Norway’s sovereign wealth fund has made its second direct renewable infrastructure investment, buying nearly half of a solar and onshore wind power portfolio in a new joint venture with Spain’s Iberdrola for €600m.
The manager of the NOK13.2trn (€1.23tn) Norwegian Government Pension Fund Global (GPFG) said in a statement: “Norges Bank Investment Management [NBIM] has signed an agreement to acquire a 49% interest in a 1.3GW portfolio of solar plants and onshore wind farms located in Spain.”
Iberdrola was the seller and would remain as co-owner and operator of the portfolio, which comprised seven solar plant projects and five onshore wind projects, NBIM said. Solar plants made up 80% of the portfolio with onshore wind accounting for the remaining 20%, it said.
The Oslo-based central bank division said it would pay €600m for its stake in the assets, valuing the portfolio at around €1.2bn, and that no external debt financing would be involved in the transaction.

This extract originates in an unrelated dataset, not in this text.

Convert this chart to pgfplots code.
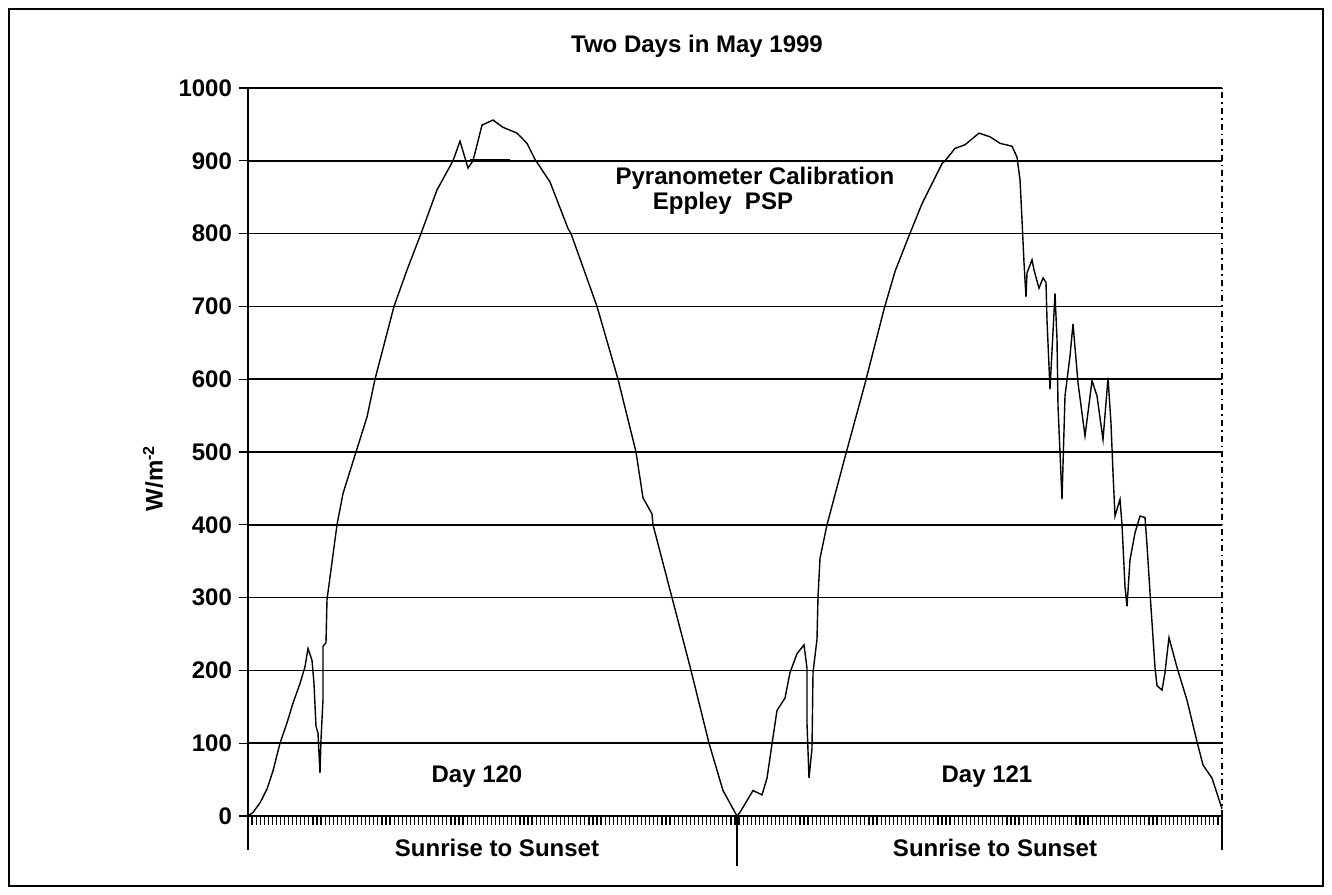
\documentclass[border=0pt]{standalone}
\usepackage{pgfplots}
\pgfplotsset{compat=1.18}
\usepackage{fontspec}
\setmainfont{Liberation Sans}
\begin{document}
\begin{tikzpicture}[font=\bfseries\fontsize{12}{14}\selectfont]
\useasboundingbox (-124pt,-39pt) rectangle (542pt,408pt);
\draw[line width=1pt] (-119.5pt,-35pt) rectangle (537.5pt,403.5pt);
\begin{axis}[
  scale only axis, width=487pt, height=364pt,
  xmin=0, xmax=974, ymin=0, ymax=1000,
  axis x line=bottom, axis y line=left,
  axis line style={-, line width=0.8pt},
  ytick={0,100,...,1000}, ymajorgrids,
  grid style={black, line width=0.8pt},
  xtick={0,4.0583,...,974}, xticklabels={},
  tick align=outside, major tick length=4.5pt,
  tick style={black, line width=0.6pt},
  extra x ticks={0,974}, extra x tick labels={},
  extra x tick style={major tick length=17pt, tick style={line width=0.8pt}},
  /pgf/number format/assume math mode=true,
  /pgf/number format/1000 sep={},
  yticklabel style={font=\bfseries\fontsize{12}{14}\selectfont},
  title={Two Days in May 1999},
  title style={at={(axis description cs:0.461,1.041)}, anchor=center, font=\bfseries\fontsize{12}{14}\selectfont},
  ylabel={W/m\textsuperscript{-2}},
  ylabel style={at={(axis description cs:-0.0975,0.464)}, anchor=center, font=\bfseries\fontsize{12}{14}\selectfont},
  clip=false,
]
% Day 120
\addplot[black, line width=0.7pt] coordinates {
(0,0) (5,5) (12,18) (19,37) (25,62) (32,100) (39,128) (45,155) (52,182) (57,205)
(60,230) (64,214) (66,182) (68,123) (70,114) (72,59) (73,105) (75,160) (75,233) (78,238)
(79,297) (89,400) (95,443) (108,500) (119,548) (127,600) (146,700) (159,750) (173,800)
(189,860) (205,900) (212,927) (220,890) (225,900) (234,949) (245,956) (255,946) (269,938)
(279,924) (287,902) (302,871) (320,807) (323,800) (349,700) (370,600) (388,500) (395,437)
(404,415) (405,400) (424,300) (443,200) (461,100) (475,35) (489,0)
};
\addplot[black, line width=1.3pt] coordinates {(222,900) (262,900)};
% Day 121
\addplot[black, line width=0.7pt] coordinates {
(489,0) (492,5) (505,35) (514,29) (519,52) (524,99) (529,145) (537,162) (542,197) (549,223)
(556,235) (559,203) (559,127) (561,52) (564,93) (565,197) (569,243) (570,301) (572,354)
(579,400) (597,493) (617,594) (636,696) (647,748) (661,797) (674,841) (694,896) (697,900)
(707,917) (717,922) (731,938) (742,933) (752,924) (764,920) (769,905) (772,874) (774,819)
(776,760) (778,713) (779,746) (784,764) (786,750) (791,725) (795,739) (798,733) (799,681)
(802,586) (807,718) (809,655) (810,563) (814,435) (817,577) (822,632) (825,676) (830,595)
(837,522) (844,598) (849,577) (855,517) (860,602) (863,539) (865,471) (867,412) (872,435)
(874,400) (877,315) (879,288) (882,352) (887,389) (892,412) (897,410) (899,372) (902,307)
(905,245) (907,204) (909,179) (914,173) (917,197) (919,222) (921,245) (929,204) (939,159)
(949,102) (955,70) (964,52) (974,10)
};
\draw[black, line width=0.8pt, dash dot] (axis cs:974,0) -- (axis cs:974,1000);
\draw[black, line width=0.8pt] (axis cs:489,0) -- ++(0,-25pt);
\node at (axis cs:507,876) {Pyranometer Calibration};
\node at (axis cs:475,842) {Eppley\ \ PSP};
\node at (axis cs:229,54) {Day 120};
\node at (axis cs:739,54) {Day 121};
\node at (axis cs:249,-44) {Sunrise to Sunset};
\node at (axis cs:747,-44) {Sunrise to Sunset};
\end{axis}
\end{tikzpicture}
\end{document}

Altogether, the projects involved have an installed capacity of 1265MW, NBIM said, which equated to the annual electricity consumption of 700,000 Spanish households.
Nine projects are under development, and expected to be completed in 2023-25, said NBIM. It said it would take ownership of them when operational.
NBIM is one of Iberdrola’s main shareholders having held more than 3% of the Bilbao-based multinational for more than seven years, and the Spanish firm said the new partnership built on a longstanding relationship.
“The alliance between Iberdrola and Norges Bank Investment Management joins two preferred partners in a relationship that could be extended to additional renewable energy opportunities in further markets,” Iberdrola said in a statement.
The investment marks a key step for NBIM, as it is only the second unlisted renewable infrastructure investment it has made, despite having received the go-ahead for the asset class nearly four years ago.
The asset will stand alongside the GPFG’s first foray into the asset class – the 50% stake in a Dutch offshore wind farm it bought in April 2021 for €1.37bn.
In April 2019, the Norwegian government allowed the GPFG to invest up to 2% of its value in unlisted renewable energy infrastructure. Up to then, its portfolio had included only three asset classes – listed equities and fixed income, and unlisted real estate – although this was limited to a maximum of NOK120bn because the investments had to be made within the GPFG’s special environment-related mandates.
Since then, scope for the GPFG to invest in such assets has more than doubled as the Norwegian government removed a restriction in its mandate in April 2021 that prevented full use of the 2% allocation.
Last September, Tangen told journalists that NBIM was continuously working on building its renewable infrastructure portfolio, but that suitable assets were hard to come by.
“We are in several processes, but these are difficult to get and there is very, very strong competition with correspondingly challenging returns. We are on the case,” he said at the time.
The value of the Dutch investment has declined since it was made, though. At the end of the first half of 2022, NBIM’s renewable energy infrastructure assets had a market value of NOK13bn, according to the SWF manager.